- Directed by: David Purnomo
- Written by: David Purnomo
- Produced by: Zainal Susanto
- Starring: Ahmad Zaki Alia Rosa Aldiansyah Taher
- Distributed by: Mitra Pictures
- Release date: 6 November 2008;
- Running time: 90 minutes
- Country: Indonesia
- Language: Indonesian
- Budget: N/A

= Pocong vs Kuntilanak =

2008 film by David Purnomo

Pocong vs Kuntilanak is a 2008 Indonesian horror film, directed and written by David Purnomo, and produced by Zainal Susanto. The main cast consists of Ahmad Zaki, Alia Rosa, and Aldiansyah Taher.

== Plot ==
The film begins during the Dutch colonial era in Indonesia, where Raden Soekotjo plans to confess his love to Nyi Soroh. He discovers that she has fallen in love with and married a Dutch sea captain, Von Klingen. Enraged, Raden kills Nyi, awakening her family's Kuntilanak spirit guardian.
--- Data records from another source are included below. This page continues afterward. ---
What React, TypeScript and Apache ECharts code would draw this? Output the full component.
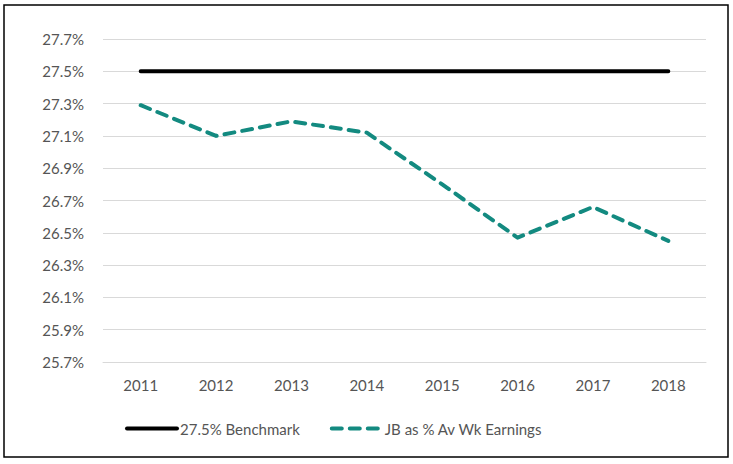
import React, { useEffect, useRef } from "react";
import * as echarts from "echarts";

const years = ["2011", "2012", "2013", "2014", "2015", "2016", "2017", "2018"];
const benchmark = [27.5, 27.5, 27.5, 27.5, 27.5, 27.5, 27.5, 27.5];
const jbEarnings = [27.29, 27.1, 27.19, 27.12, 26.8, 26.47, 26.66, 26.45];
const yMin = 25.7;
const yMax = 27.7;
const yStep = 0.2;
const seriesNames = ["27.5% Benchmark", "JB as % Av Wk Earnings"];

const FONT = "Lato, 'Open Sans', sans-serif";
const GREY = "#555555";

export default function App() {
  const ref = useRef<HTMLDivElement>(null);
  useEffect(() => {
    if (!ref.current) return;
    const chart = echarts.init(ref.current, undefined, { renderer: "svg" });
    const shift = (arr: number[]) => arr.map((v) => +(v - yMin).toFixed(4));
    chart.setOption({
      animation: false,
      backgroundColor: "#ffffff",
      textStyle: { fontFamily: FONT },
      grid: { left: 103, top: 39, width: 603, height: 323, containLabel: false },
      graphic: [
        {
          type: "rect",
          shape: { x: 4, y: 5, width: 724, height: 452 },
          style: { fill: "none", stroke: "#000000", lineWidth: 1.5 },
          silent: true,
        },
      ],
      legend: {
        left: 125,
        top: 421,
        padding: 0,
        itemWidth: 50,
        itemHeight: 14,
        itemGap: 30,
        itemStyle: { opacity: 0 },
        lineStyle: { width: 4 },
        textStyle: { color: GREY, fontSize: 15, fontFamily: FONT, padding: [0, 0, 0, -2] },
        data: seriesNames,
      },
      xAxis: {
        type: "category",
        data: years,
        boundaryGap: true,
        axisLine: { show: true, lineStyle: { color: "#d9d9d9", width: 1 } },
        axisTick: { show: false },
        axisLabel: { color: GREY, fontSize: 15, fontFamily: FONT, margin: 15 },
      },
      yAxis: {
        type: "value",
        min: 0,
        max: +(yMax - yMin).toFixed(4),
        interval: yStep,
        axisLine: { show: false },
        axisTick: { show: false },
        splitLine: { show: true, lineStyle: { color: "#d9d9d9", width: 1 } },
        axisLabel: {
          color: GREY,
          fontSize: 15,
          fontFamily: FONT,
          margin: 19,
          formatter: (v: number) => (v + yMin).toFixed(1) + "%",
        },
      },
      series: [
        {
          name: seriesNames[0],
          type: "line",
          data: shift(benchmark),
          symbol: "none",
          showSymbol: false,
          lineStyle: { color: "#000000", width: 4, cap: "round" },
          itemStyle: { color: "#000000" },
        },
        {
          name: seriesNames[1],
          type: "line",
          data: shift(jbEarnings),
          symbol: "none",
          showSymbol: false,
          lineStyle: { color: "#138a80", width: 4, type: [10, 8], cap: "round", join: "round" },
          itemStyle: { color: "#138a80" },
        },
      ],
    });
    return () => chart.dispose();
  }, []);
  return (
    <div
      ref={ref}
      style={{ position: "absolute", left: 0, top: 0, width: 733, height: 464 }}
    />
  );
}
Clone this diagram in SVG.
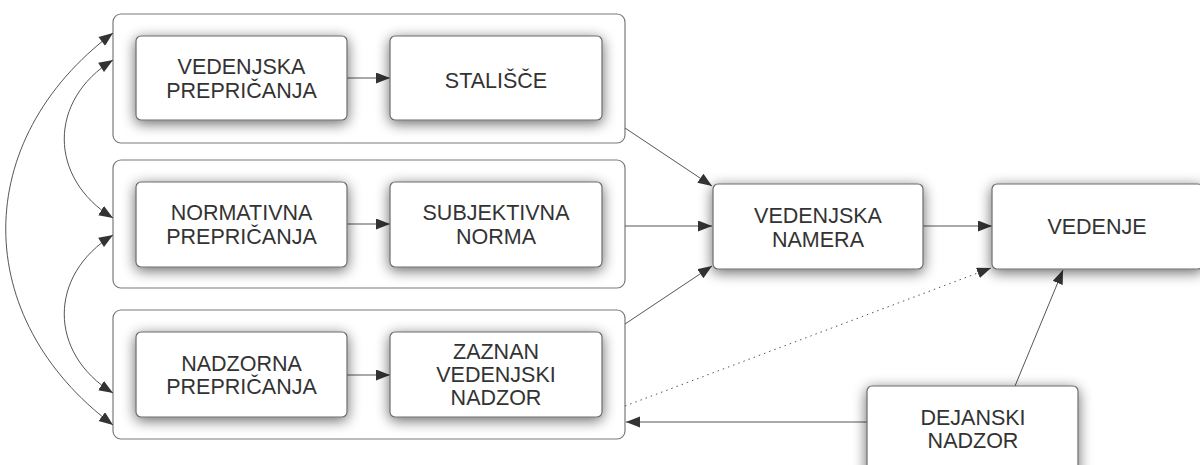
<svg xmlns="http://www.w3.org/2000/svg" width="1200" height="465" viewBox="0 0 1200 465">
  <style>
    .grp { fill: #ffffff; stroke: #7a7a7a; stroke-width: 1.2; }
    .box { fill: #ffffff; stroke: #6a6a6a; stroke-width: 1.2; filter: url(#shadow); }
    .lbl { font-family: "Liberation Sans", Arial, sans-serif; font-size: 21.5px; fill: #333333; text-anchor: middle; }
    .edge { fill: none; stroke: #555555; stroke-width: 1; marker-end: url(#arrow); }
    .curve { fill: none; stroke: #555555; stroke-width: 1; marker-start: url(#arrowStart); marker-end: url(#arrow); }
    .dotted { stroke-dasharray: 1.5 4; }
  </style>
  <defs>
    <filter id="shadow" x="-20%" y="-30%" width="140%" height="160%">
      <feGaussianBlur in="SourceAlpha" stdDeviation="7"/>
      <feOffset dx="0" dy="3" result="blur"/>
      <feComponentTransfer><feFuncA type="linear" slope="0.6"/></feComponentTransfer>
      <feMerge><feMergeNode/><feMergeNode in="SourceGraphic"/></feMerge>
    </filter>
    <marker id="arrow" markerUnits="userSpaceOnUse" markerWidth="15" markerHeight="12" refX="14" refY="5.5" orient="auto">
      <path d="M0,0 L14,5.5 L0,11 z" fill="#333333"/>
    </marker>
    <marker id="arrowStart" markerUnits="userSpaceOnUse" markerWidth="15" markerHeight="12" refX="0" refY="5.5" orient="auto">
      <path d="M14,0 L0,5.5 L14,11 z" fill="#333333"/>
    </marker>
  </defs>

  <rect width="1200" height="465" fill="#ffffff"/>

  <!-- group frames -->
  <g id="group-attitude"><rect class="grp" x="113" y="14" width="512" height="129" rx="8"/></g>
  <g id="group-norm"><rect class="grp" x="113" y="160" width="512" height="128" rx="8"/></g>
  <g id="group-control"><rect class="grp" x="113" y="310" width="512" height="129" rx="8"/></g>

  <!-- connectors -->
  <g id="connectors">
    <line class="edge" x1="347" y1="78" x2="390" y2="78"/>
    <line class="edge" x1="347" y1="224" x2="390" y2="224"/>
    <line class="edge" x1="347" y1="375" x2="390" y2="375"/>
    <line class="edge" x1="625" y1="128" x2="712" y2="186"/>
    <line class="edge" x1="625" y1="226" x2="712" y2="226"/>
    <line class="edge" x1="625" y1="324" x2="712" y2="266"/>
    <line class="edge" x1="923" y1="226" x2="992" y2="226"/>
    <line class="edge dotted" x1="625" y1="406" x2="991" y2="268"/>
    <line class="edge" x1="1015" y1="386" x2="1063" y2="270"/>
    <line class="edge" x1="867" y1="422" x2="626" y2="422"/>
    <path class="curve" d="M113,33 C-30,140 -30,318 113,425"/>
    <path class="curve" d="M113,60 C48,100 48,178 113,218"/>
    <path class="curve" d="M113,235 C48,275 48,353 113,393"/>
  </g>

  <g id="node-behavioral-beliefs">
    <rect class="box" x="136" y="36" width="211" height="84" rx="5"/>
    <text class="lbl" x="241.5" y="74">VEDENJSKA</text>
    <text class="lbl" x="241.5" y="98">PREPRIČANJA</text>
  </g>
  <g id="node-attitude">
    <rect class="box" x="390" y="36" width="212" height="84" rx="5"/>
    <text class="lbl" x="496" y="88">STALIŠČE</text>
  </g>
  <g id="node-normative-beliefs">
    <rect class="box" x="136" y="182" width="211" height="85" rx="5"/>
    <text class="lbl" x="241.5" y="220">NORMATIVNA</text>
    <text class="lbl" x="241.5" y="244">PREPRIČANJA</text>
  </g>
  <g id="node-subjective-norm">
    <rect class="box" x="390" y="182" width="212" height="85" rx="5"/>
    <text class="lbl" x="496" y="220">SUBJEKTIVNA</text>
    <text class="lbl" x="496" y="244">NORMA</text>
  </g>
  <g id="node-control-beliefs">
    <rect class="box" x="136" y="332" width="211" height="85" rx="5"/>
    <text class="lbl" x="241.5" y="371">NADZORNA</text>
    <text class="lbl" x="241.5" y="394">PREPRIČANJA</text>
  </g>
  <g id="node-perceived-control">
    <rect class="box" x="390" y="332" width="212" height="85" rx="5"/>
    <text class="lbl" x="496" y="359">ZAZNAN</text>
    <text class="lbl" x="496" y="382">VEDENJSKI</text>
    <text class="lbl" x="496" y="405">NADZOR</text>
  </g>
  <g id="node-intention">
    <rect class="box" x="713" y="184" width="210" height="85" rx="5"/>
    <text class="lbl" x="818" y="223">VEDENJSKA</text>
    <text class="lbl" x="818" y="247">NAMERA</text>
  </g>
  <g id="node-behavior">
    <rect class="box" x="992" y="184" width="211" height="85" rx="5"/>
    <text class="lbl" x="1097" y="234">VEDENJE</text>
  </g>
  <g id="node-actual-control">
    <rect class="box" x="867" y="386" width="211" height="100" rx="5"/>
    <text class="lbl" x="973" y="425">DEJANSKI</text>
    <text class="lbl" x="973" y="448">NADZOR</text>
  </g>
</svg>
Raden confronts Von Klingen but discovers that the Kuntilanak is hunting him. It eventually kills him, but before his death he instructs a relative not to untie the rope around his pocong burial shroud, as doing so would allow him to become a Pocong spirit. Over generations, the Soekotjo and Von Klingen families become locked in a supernatural feud between the Pocong and Kuntilanak. The story eventually shifts to the present, focusing on their descendants, Marcell Soekotjo and Vonny Von Klingen.

Vonny is a high-school student whose best friends are Bi and Noo. Noo is dating Sa, whose best friend, Big, works as a tattoo artist for Marcell. After visiting Big and Marcell at the tattoo parlour, the girls go to Vonny's house, where Sa persuades them to summon a Pocong.

Meanwhile, the Kuntilanak recognises Vonny as its new host and goes to her home to protect her. Its appearance terrifies the group, who call upon the Pocong for help. The Pocong drives the Kuntilanak away temporarily, but the encounter reignites the ancient feud.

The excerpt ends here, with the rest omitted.